The airlock is the perfect place for disposing of spent clones.

The airlock is the perfect place for disposing of spent clones.

After the sound issues were resolved, it was time to take on cutscenes. This was something that I had never attempted before, so I was curious to see how this would play out. In theory it seemed simple, some controller that runs a timer to hand out events as they come in, and a set of classes to execute each of the events in the scene. It turned out to be exactly as simple as I thought it was, which is always nice. The scenes are loaded in as a collection of scripted events, with a timer telling them when to start and how long to run. Each event is tied to an object that takes the JSON data and executes that logic on whatever is indicated in the loaded data. A few issues with the scripted events crept up due to bad copying and pasting, but once I got past that it was smooth sailing.
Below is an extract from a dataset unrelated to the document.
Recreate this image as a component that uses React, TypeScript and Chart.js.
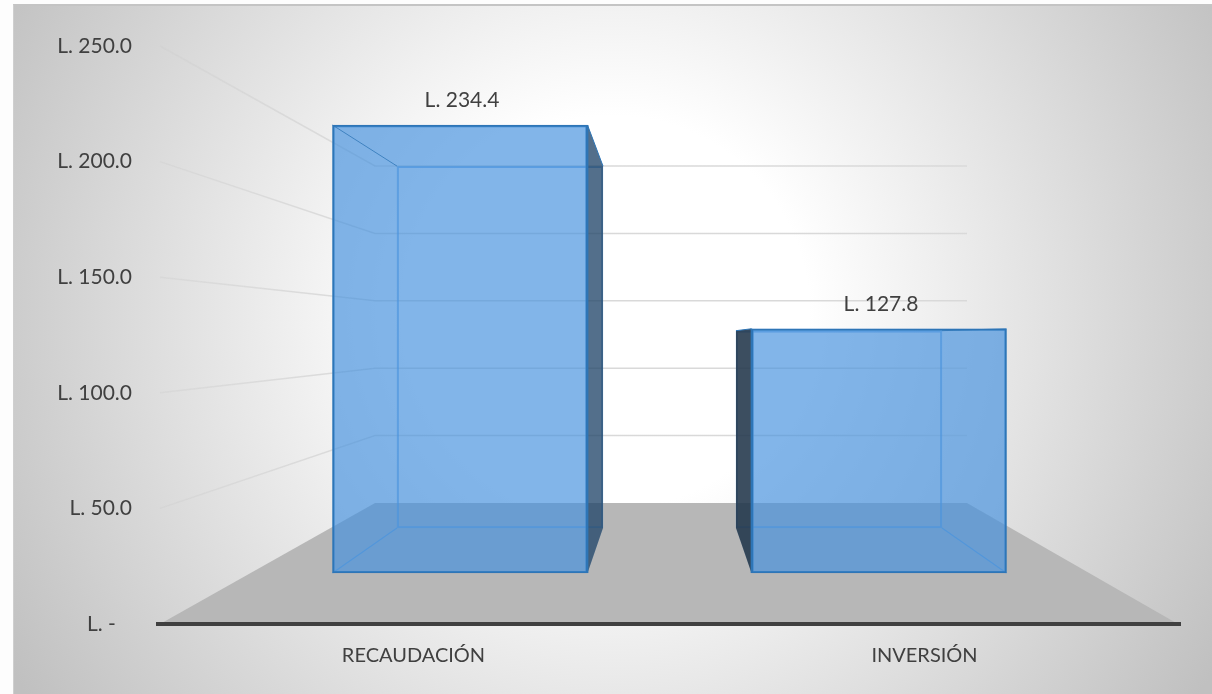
import React, { useEffect, useRef } from "react";
import { Chart, registerables } from "chart.js";

Chart.register(...registerables);

const categories = ["RECAUDACIÓN", "INVERSIÓN"];
const barValues = [234.4, 127.8];
const axisMin = 0;
const axisMax = 250;
const axisStep = 50;
const wallTicks = [0, 50, 100, 150, 200, 250];

const FONT = "Lato, Carlito, sans-serif";
const TEXT = "#404040";

const fmt = (v: number) => "L. " + v.toFixed(1);

const poly = (ctx: any, p: number[][]) => {
  ctx.beginPath();
  p.forEach((q, k) => (k ? ctx.lineTo(q[0], q[1]) : ctx.moveTo(q[0], q[1])));
  ctx.closePath();
};

const faces = (chart: any, i: number) => {
  const f = chart.getDatasetMeta(0).data[i];
  const b = chart.getDatasetMeta(1).data[i];
  const fh = f.width / 2;
  const bh = b.width / 2;
  const darkRight = b.x > f.x;
  return {
    f,
    b,
    darkRight,
    fDark: darkRight ? f.x + fh : f.x - fh,
    bDark: darkRight ? b.x + bh : b.x - bh,
    fLight: darkRight ? f.x - fh : f.x + fh,
    bLight: darkRight ? b.x - bh : b.x + bh,
  };
};

const depthPlugin = {
  id: "depth",
  beforeDatasetsDraw(chart: any) {
    const { ctx, scales, chartArea } = chart;
    const y = scales.y;
    const w = scales.yWall;
    const wallLeft = 375;
    const wallRight = 967;
    const left = chartArea.left + 2;
    const right = chartArea.right - 2;
    ctx.save();
    // floor
    ctx.fillStyle = "#b7b7b7";
    ctx.beginPath();
    ctx.moveTo(left, y.getPixelForValue(0));
    ctx.lineTo(wallLeft, w.getPixelForValue(0));
    ctx.lineTo(wallRight, w.getPixelForValue(0));
    ctx.lineTo(right, y.getPixelForValue(0));
    ctx.closePath();
    ctx.fill();
    // wall grid lines, fading toward the axis labels
    const fade = ctx.createLinearGradient(left, 0, wallLeft, 0);
    fade.addColorStop(0, "rgba(205,205,205,0.35)");
    fade.addColorStop(1, "#d9d9d9");
    ctx.lineWidth = 1.5;
    ctx.strokeStyle = fade;
    wallTicks.forEach((t) => {
      if (t === 0) return;
      ctx.beginPath();
      ctx.moveTo(left, y.getPixelForValue(t));
      ctx.lineTo(wallLeft, w.getPixelForValue(t));
      ctx.lineTo(wallRight, w.getPixelForValue(t));
      ctx.stroke();
    });
    // light inner faces of the bars
    barValues.forEach((_, i) => {
      const { f, b, fDark, bDark, fLight, bLight } = faces(chart, i);
      ctx.fillStyle = "rgba(70,145,222,0.27)";
      poly(ctx, [[fLight, f.y], [bLight, b.y], [bLight, b.base], [fLight, f.base]]);
      ctx.fill();
      poly(ctx, [[fLight, f.y], [fDark, f.y], [bDark, b.y], [bLight, b.y]]);
      ctx.fill();
      poly(ctx, [[fLight, f.base], [fDark, f.base], [bDark, b.base], [bLight, b.base]]);
      ctx.fill();
      ctx.beginPath();
      ctx.moveTo(fLight, f.base);
      ctx.lineTo(bLight, b.base);
      ctx.strokeStyle = "rgba(80,150,220,0.75)";
      ctx.lineWidth = 1.2;
      ctx.stroke();
    });
    ctx.restore();
  },
  afterDatasetsDraw(chart: any) {
    const { ctx } = chart;
    ctx.save();
    barValues.forEach((v, i) => {
      const { f, b, darkRight, fDark, bDark, fLight, bLight } = faces(chart, i);
      // dark outer face
      ctx.fillStyle = darkRight ? "rgba(32,62,92,0.7)" : "rgba(32,50,68,0.84)";
      poly(ctx, [[fDark, f.y], [bDark, b.y], [bDark, b.base], [fDark, f.base]]);
      ctx.fill();
      ctx.strokeStyle = "#2e75b6";
      ctx.lineWidth = 1;
      ctx.beginPath();
      ctx.moveTo(fDark, f.y);
      ctx.lineTo(bDark, b.y);
      ctx.stroke();
      ctx.beginPath();
      ctx.moveTo(fDark, f.y);
      ctx.lineTo(fDark, f.base);
      ctx.lineWidth = 1.75;
      ctx.stroke();
      // upper depth edge on the light side
      ctx.beginPath();
      ctx.moveTo(fLight, f.y);
      ctx.lineTo(bLight, b.y);
      ctx.lineWidth = 1;
      ctx.strokeStyle = "rgba(46,117,182,0.8)";
      ctx.stroke();
      // value label
      ctx.font = "21px " + FONT;
      ctx.fillStyle = TEXT;
      ctx.textAlign = "center";
      ctx.textBaseline = "middle";
      ctx.fillText(fmt(v), f.x + 2, f.y - 25);
    });
    ctx.restore();
  },
};

export default function App() {
  const ref = useRef<HTMLCanvasElement>(null);
  useEffect(() => {
    const chart = new Chart(ref.current as HTMLCanvasElement, {
      type: "bar",
      data: {
        labels: categories,
        datasets: [
          {
            label: "Frente",
            data: barValues.map((v, i) => ({ x: i, y: v })),
            xAxisID: "xFront",
            yAxisID: "yFront",
            grouped: false,
            barThickness: 255,
            backgroundColor: "rgba(70,145,222,0.55)",
            borderColor: "#2e75b6",
            borderWidth: 1.75,
            borderSkipped: false,
          },
          {
            label: "Fondo",
            data: barValues.map((v, i) => ({ x: i, y: v })),
            xAxisID: "xBack",
            yAxisID: "yBack",
            grouped: false,
            barThickness: 206,
            backgroundColor: "rgba(70,145,222,0.27)",
            borderColor: "rgba(80,150,220,0.75)",
            borderWidth: 1.5,
            borderSkipped: false,
          },
        ],
      } as any,
      options: {
        responsive: false,
        animation: false,
        layout: { padding: { top: 46, right: 32, left: 0, bottom: 0 } },
        plugins: { legend: { display: false }, tooltip: { enabled: false } },
        scales: {
          x: {
            type: "category",
            offset: true,
            grid: { display: false },
            border: { display: true, color: "#404040", width: 4, z: 1 },
            ticks: {
              color: TEXT,
              font: { family: FONT, size: 20 },
              padding: 12,
              maxRotation: 0,
              autoSkip: false,
            },
            afterFit: (s: any) => { s.height = 70; },
          },
          y: {
            type: "linear",
            min: axisMin,
            max: axisMax,
            grid: { display: false, drawTicks: false },
            border: { display: false },
            ticks: {
              stepSize: axisStep,
              color: TEXT,
              font: { family: FONT, size: 21 },
              padding: 26,
              callback: (v: any) => (v === 0 ? "L. -   " : fmt(Number(v))),
            },
            afterFit: (s: any) => { s.width = 158; },
          },
          // hidden planes of the perspective: front of bars, back of bars, back wall
          xFront: { type: "linear", axis: "x", display: false, offset: false, min: -0.7208, max: 1.7184 },
          yFront: { type: "linear", axis: "y", display: false, min: -26.69, max: 275.78 },
          xBack: { type: "linear", axis: "x", display: false, offset: false, min: -1.0088, max: 2.0059 },
          yBack: { type: "linear", axis: "y", display: false, min: -62.18, max: 312.18 },
          yWall: { type: "linear", axis: "y", display: false, min: -89.76, max: 339.0 },
        },
      } as any,
      plugins: [depthPlugin],
    });
    return () => chart.destroy();
  }, []);
  return (
    <div style={{ position: "fixed", inset: 0, background: "#fdfdfd", overflow: "hidden" }}>
      <div
        style={{
          position: "absolute",
          left: 13,
          top: 4,
          width: 1199,
          height: 690,
          boxSizing: "border-box",
          borderTop: "2px solid #c4c4c4",
          borderLeft: "1px solid #cfcfcf",
          background:
            "radial-gradient(circle 700px at 599px 306px, #ffffff 0%, #ffffff 28%, #c0c0c0 100%)",
        }}
      />
      <canvas ref={ref} width={1212} height={694} style={{ position: "absolute", left: 0, top: 0, display: "block" }} />
    </div>
  );
}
With the engine in place, it was time to try and actually script a scene. It works out pretty well, and I have what will likely end up as the final version, sans sound effects, of the second scene in place in the new beta download out this week. The scene shows the player’s body being dragged into the ship’s airlock after his first run, which should give the players a sense of what is happening between runs and why everything gets reset. It was pretty easy, though a bit tedious, to script out and the actual data file that holds the scene’s data is only a few kilobytes. I need to finish off the map of the player’s house in order to script the first scene, but I have high hopes that it will go just as smooth as everything else.

With all of the changes made this week, the game is extremely close to being done with the open beta period. Once the remaining introductory cutscene is scripted and it’s map is finished, and a few more of the sound effects are in place, I will package that up as the demo of the commercial game and sadly there will be no more updates posted for free. The good news is that means the commercial release is not far off.